WHAT TO WORK ON: Only the lines from the top of the listing below to the line that has "(aorig) -- (aend);" should be echoed, with both ends kept and pictures left out.

SOURCE MATERIAL:
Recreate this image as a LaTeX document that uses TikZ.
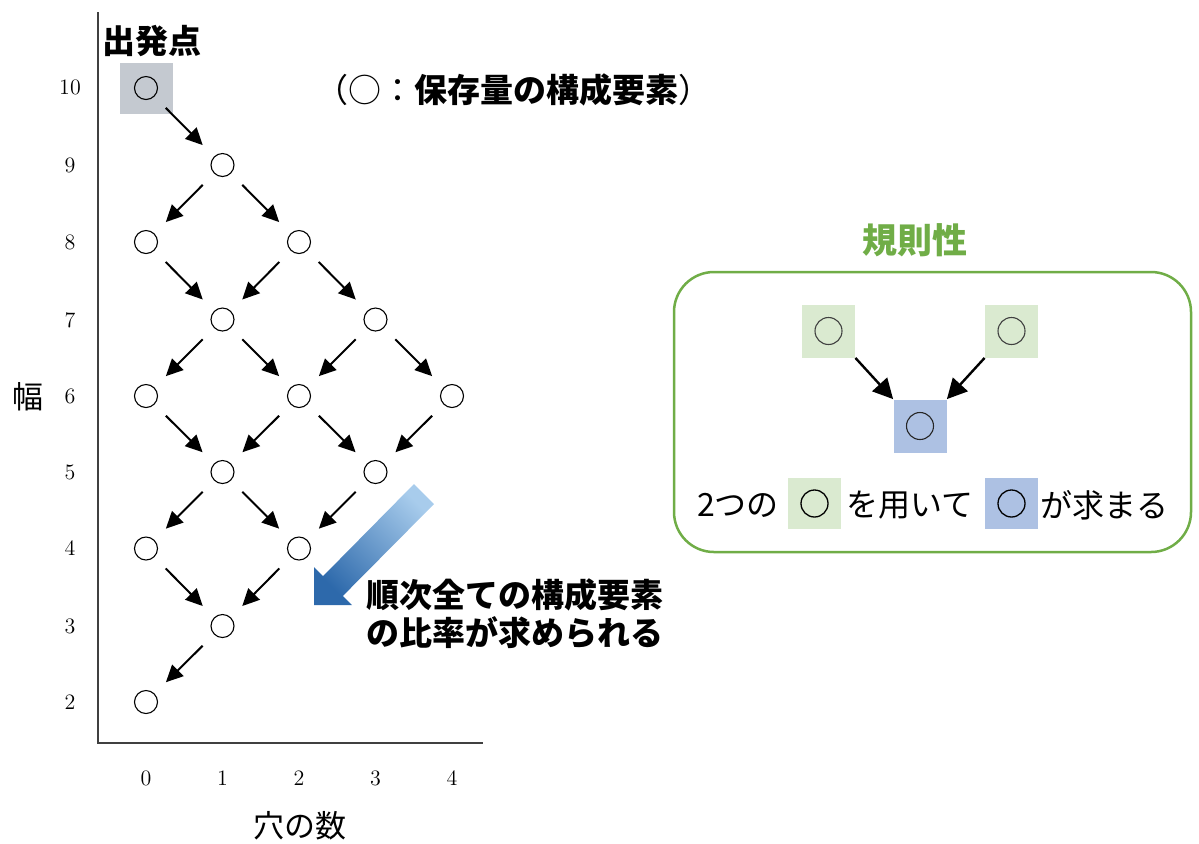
\documentclass[tikz,border=0pt]{standalone}
\usepackage{fontspec}
\newfontfamily\cjk{Noto Sans CJK JP}
\usetikzlibrary{arrows.meta,shadings}
\definecolor{grsq}{HTML}{C4C9D0}
\definecolor{gnsq}{HTML}{DAEAD0}
\definecolor{blsq}{HTML}{ADC1E3}
\definecolor{gline}{HTML}{70AD47}
\definecolor{arrlight}{HTML}{A8CCEC}
\definecolor{arrmid}{HTML}{6AA3DA}
\definecolor{arrdark}{HTML}{2D69AB}
\definecolor{axisc}{HTML}{404040}
\begin{document}
\begin{tikzpicture}[x=0.5pt,y=-0.5pt,
  ring/.style={circle,draw,line width=0.55pt,minimum size=11.5pt,inner sep=0pt},
  bigring/.style={circle,draw=black!75,line width=0.55pt,minimum size=13.5pt,inner sep=0pt},
  txtring/.style={circle,draw=black,line width=0.65pt,minimum size=13.5pt,inner sep=0pt},
  flow/.style={-{Triangle[length=8.5pt,width=8pt]},line width=1pt,shorten >=8pt,shorten <=8pt},
  flowb/.style={-{Triangle[length=10pt,width=10pt]},line width=1.2pt},
  ticklab/.style={font=\fontsize{11}{13}\selectfont,inner sep=0pt},
  jlab/.style={font=\cjk\fontsize{15.5}{18}\selectfont,inner sep=0pt},
  jtxt/.style={font=\cjk\fontsize{16}{19}\selectfont,inner sep=0pt},
  jbold/.style={font=\cjk\bfseries\fontsize{16.5}{19}\selectfont,inner sep=0pt},
  sqbox/.style={minimum width=26.5pt,minimum height=26.5pt,inner sep=0pt}]
\useasboundingbox (0,0) rectangle (1199,843);

% axes
\coordinate (atop) at (98,12);
\coordinate (aorig) at (98,743);
\coordinate (aend) at (483,743);
\draw[axisc,line width=0.75pt] (atop) -- (aorig) -- (aend);

% tick labels
\node[ticklab] (y10) at (70,87) {10};
\node[ticklab] (y9) at (70,165) {9};
\node[ticklab] (y8) at (70,242) {8};
\node[ticklab] (y7) at (70,320) {7};
\node[ticklab] (y6) at (70,396) {6};
\node[ticklab] (y5) at (70,472) {5};
\node[ticklab] (y4) at (70,548) {4};
\node[ticklab] (y3) at (70,626) {3};
\node[ticklab] (y2) at (70,702) {2};
\node[ticklab] (x0) at (146,778) {0};
\node[ticklab] (x1) at (222.5,778) {1};
\node[ticklab] (x2) at (299,778) {2};
\node[ticklab] (x3) at (375.5,778) {3};
\node[ticklab] (x4) at (452,778) {4};
\node[jlab] (ylab) at (28,397) {幅};
\node[jlab] (xlab) at (300,826) {穴の数};

% start
\node[jbold] (starttxt) at (151.5,41) {出発点};
\node[fill=grsq,minimum width=26.5pt,minimum height=25.5pt,inner sep=0pt] (startsq) at (146.5,88.5) {};
\node[jbold] (legend) at (513,90) {{\mdseries （○：}保存量の構成要素{\mdseries ）}};

% grid nodes
\node[ring] (a10) at (146,88) {};
\node[ring] (b9) at (222.5,165) {};
\node[ring] (a8) at (146,242) {};
\node[ring] (c8) at (299,242) {};
\node[ring] (b7) at (222.5,319.5) {};
\node[ring] (d7) at (375.5,319.5) {};
\node[ring] (a6) at (146,396) {};
\node[ring] (c6) at (299,396) {};
\node[ring] (e6) at (452,396) {};
\node[ring] (b5) at (222.5,472) {};
\node[ring] (d5) at (375.5,472) {};
\node[ring] (a4) at (146,548.5) {};
\node[ring] (c4) at (299,548.5) {};
\node[ring] (b3) at (222.5,626) {};
\node[ring] (a2) at (146,702) {};

\draw[flow] (a10) -- (b9);
\draw[flow] (b9) -- (a8);
\draw[flow] (b9) -- (c8);
\draw[flow] (a8) -- (b7);
\draw[flow] (c8) -- (b7);
\draw[flow] (c8) -- (d7);
\draw[flow] (b7) -- (a6);
\draw[flow] (b7) -- (c6);
\draw[flow] (d7) -- (c6);
\draw[flow] (d7) -- (e6);
\draw[flow] (a6) -- (b5);
\draw[flow] (c6) -- (b5);
\draw[flow] (c6) -- (d5);
\draw[flow] (e6) -- (d5);
\draw[flow] (b5) -- (a4);
\draw[flow] (b5) -- (c4);
\draw[flow] (d5) -- (c4);
\draw[flow] (a4) -- (b3);
\draw[flow] (c4) -- (b3);
\draw[flow] (b3) -- (a2);

% big gradient arrow
\shade[top color=arrlight,middle color=arrmid,bottom color=arrdark,shading angle=-45]
  (314,605) -- (314,567) -- (323.1,576.1) -- (414,484) -- (434,504) -- (342.9,595.9) -- (352,605) -- cycle;
\node[jbold,align=left,anchor=west,font=\cjk\bfseries\fontsize{16.5}{19}\selectfont] (result) at (366,614) {順次全ての構成要素\\の比率が求められる};

% rule box
\node[draw=gline,line width=1.25pt,rounded corners=20pt,minimum width=258.5pt,minimum height=140pt,inner sep=0pt] (rulebox) at (932.5,412) {};
\node[jbold,text=gline,font=\cjk\bfseries\fontsize{17.5}{20}\selectfont] (ruletitle) at (915,240) {規則性};
\node[sqbox,fill=gnsq] (ga) at (828.5,331) {};
\node[bigring] (gar) at (828.5,331) {};
\node[sqbox,fill=gnsq] (gb) at (1011.5,331) {};
\node[bigring] (gbr) at (1011.5,331) {};
\node[sqbox,fill=blsq] (bc) at (920,426) {};
\node[bigring,draw=black!85] (bcr) at (920,426) {};
\draw[flowb] (ga.south east) -- (bc.north west);
\draw[flowb] (gb.south west) -- (bc.north east);

\node[jtxt] (t1) at (738,505) {2つの};
\node[sqbox,fill=gnsq,minimum height=25.5pt] (gs) at (814.5,503.5) {};
\node[txtring] (gsr) at (814.5,503.5) {};
\node[jtxt] (t2) at (910,505) {を用いて};
\node[sqbox,fill=blsq,minimum height=25.5pt] (bs) at (1011.5,503.5) {};
\node[txtring] (bsr) at (1011.5,503.5) {};
\node[jtxt] (t3) at (1104.5,505) {が求まる};
\end{tikzpicture}
\end{document}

FINAL RESULT:
Recreate this image as a LaTeX document that uses TikZ.
\documentclass[tikz,border=0pt]{standalone}
\usepackage{fontspec}
\newfontfamily\cjk{Noto Sans CJK JP}
\usetikzlibrary{arrows.meta,shadings}
\definecolor{grsq}{HTML}{C4C9D0}
\definecolor{gnsq}{HTML}{DAEAD0}
\definecolor{blsq}{HTML}{ADC1E3}
\definecolor{gline}{HTML}{70AD47}
\definecolor{arrlight}{HTML}{A8CCEC}
\definecolor{arrmid}{HTML}{6AA3DA}
\definecolor{arrdark}{HTML}{2D69AB}
\definecolor{axisc}{HTML}{404040}
\begin{document}
\begin{tikzpicture}[x=0.5pt,y=-0.5pt,
  ring/.style={circle,draw,line width=0.55pt,minimum size=11.5pt,inner sep=0pt},
  bigring/.style={circle,draw=black!75,line width=0.55pt,minimum size=13.5pt,inner sep=0pt},
  txtring/.style={circle,draw=black,line width=0.65pt,minimum size=13.5pt,inner sep=0pt},
  flow/.style={-{Triangle[length=8.5pt,width=8pt]},line width=1pt,shorten >=8pt,shorten <=8pt},
  flowb/.style={-{Triangle[length=10pt,width=10pt]},line width=1.2pt},
  ticklab/.style={font=\fontsize{11}{13}\selectfont,inner sep=0pt},
  jlab/.style={font=\cjk\fontsize{15.5}{18}\selectfont,inner sep=0pt},
  jtxt/.style={font=\cjk\fontsize{16}{19}\selectfont,inner sep=0pt},
  jbold/.style={font=\cjk\bfseries\fontsize{16.5}{19}\selectfont,inner sep=0pt},
  sqbox/.style={minimum width=26.5pt,minimum height=26.5pt,inner sep=0pt}]
\useasboundingbox (0,0) rectangle (1199,843);

% axes
\coordinate (atop) at (98,12);
\coordinate (aorig) at (98,743);
\coordinate (aend) at (483,743);
\draw[axisc,line width=0.75pt] (atop) -- (aorig) -- (aend);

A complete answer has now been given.